Нарышкины в начале 1833 г. уехали в Курган, где уже жил Розен с семьей. Отъезд Фонвизиных задержался из-за болезни Михаила Александровича на год. Страже, сопровождавшей «преступников», выдавали особое наставление:
«— Ни на какое время не отлучаться от преступников и не оставлять их ночевать одних;
— без уважительных причин не останавливаться и не допускать преступников разговаривать с посторонними людьми или делать неприличные поступки, но следовать прямо в назначенное место».[208]
…Отставной генерал-майор Фонвизин, член Северного общества декабристов, был осужден по четвертому разряду как виновный «в умысле на цареубийство согласием, в 1817 г. изъявленным, в участии в умысле бунта принятием в тайное общество членов». Местом поселения Фонвизиных был назначен Енисейск, затем Красноярск, с 1838 г. — Тобольск.
М. А. Фонвизин был старше жены почти на двадцать лет. И вместе с тем находился под ее сильным нравственным влиянием. Это становится понятным, когда узнаешь, насколько незаурядной личностью была Наталья Дмитриевна.
Н. Д. Фонвизина
Акварель М. С. Знаменского. Тобольск. 40-е годы ХIХ в.
М. Д. Францева, дочь сибирского чиновника, сблизившаяся с Фонвизиной еще ребенком и сохранившая к ней любовь и привязанность до конца жизни, пишет: «Наталья Дмитриевна была замечательного ума, необычайно красноречива и в высокой степени духовного религиозного развития. В ней много было увлекательного, особенно когда она говорила… Память у нее была удивительная… Характера она была твердого, решительного, энергичного, но вместе с тем очень веселого, несмотря на то, что жила больше внутренней жизнью, мало обращая внимания на суждения или пересуды людские».[209]
Другие воспоминания, документы, переписка Фонвизиной подтверждают в основных чертах такую характеристику, весьма лестную для Натальи Дмитриевны.
С ранней юности Н. Д. Фонвизина отличалась необычайной склонностью к религиозному экстазу, пренебрежением к светским условностям и восторженной любовью к природе (такой, кстати, она осталась и в старости).
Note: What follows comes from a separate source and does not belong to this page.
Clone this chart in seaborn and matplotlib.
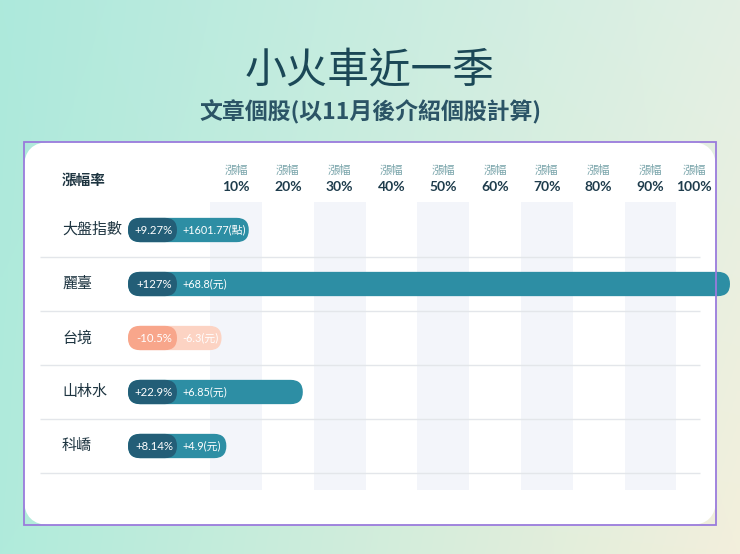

Шестнадцати лет она пыталась бежать в монастырь, но неудачно, после этого вышла замуж, удивив всех своим выбором: двоюродный дядя, почти 40-летний генерал… Вероятно, в основе этого поступка уже лежало стремление к жертвенности: дядя поразил воображение юной племянницы своим благородством: он спас ее отца от неминуемого разорения.
Считается, что Н. Д. Фонвизина стала прообразом пушкинской Татьяны. По крайней мере сама Наталья Дмитриевна отождествляла себя с этим литературным персонажем. В письме И. И. Пущину (своему второму мужу) она писала: «Ваш приятель Александр Сергеевич, как поэт, прекрасно и верно схватил мой характер, пылкий, мечтательный и сосредоточенный в себе, и чудесно описал первое его проявление при вступлении в жизнь сознательную».[210]
Меньше всего Наталья Дмитриевна думает о житейском благополучии. Все ее помыслы — о религии. Религиозность Фонвизиной, доходившая до фанатизма, была столь глубока, а познания в богословии столь обширны, что под ее влияние попал тобольский священник. Больше того, Наталья Дмитриевна занялась «внутренним преобразованием» мужа и преуспела в этом деле: из человека, равнодушного к религии, он превратился в верующего.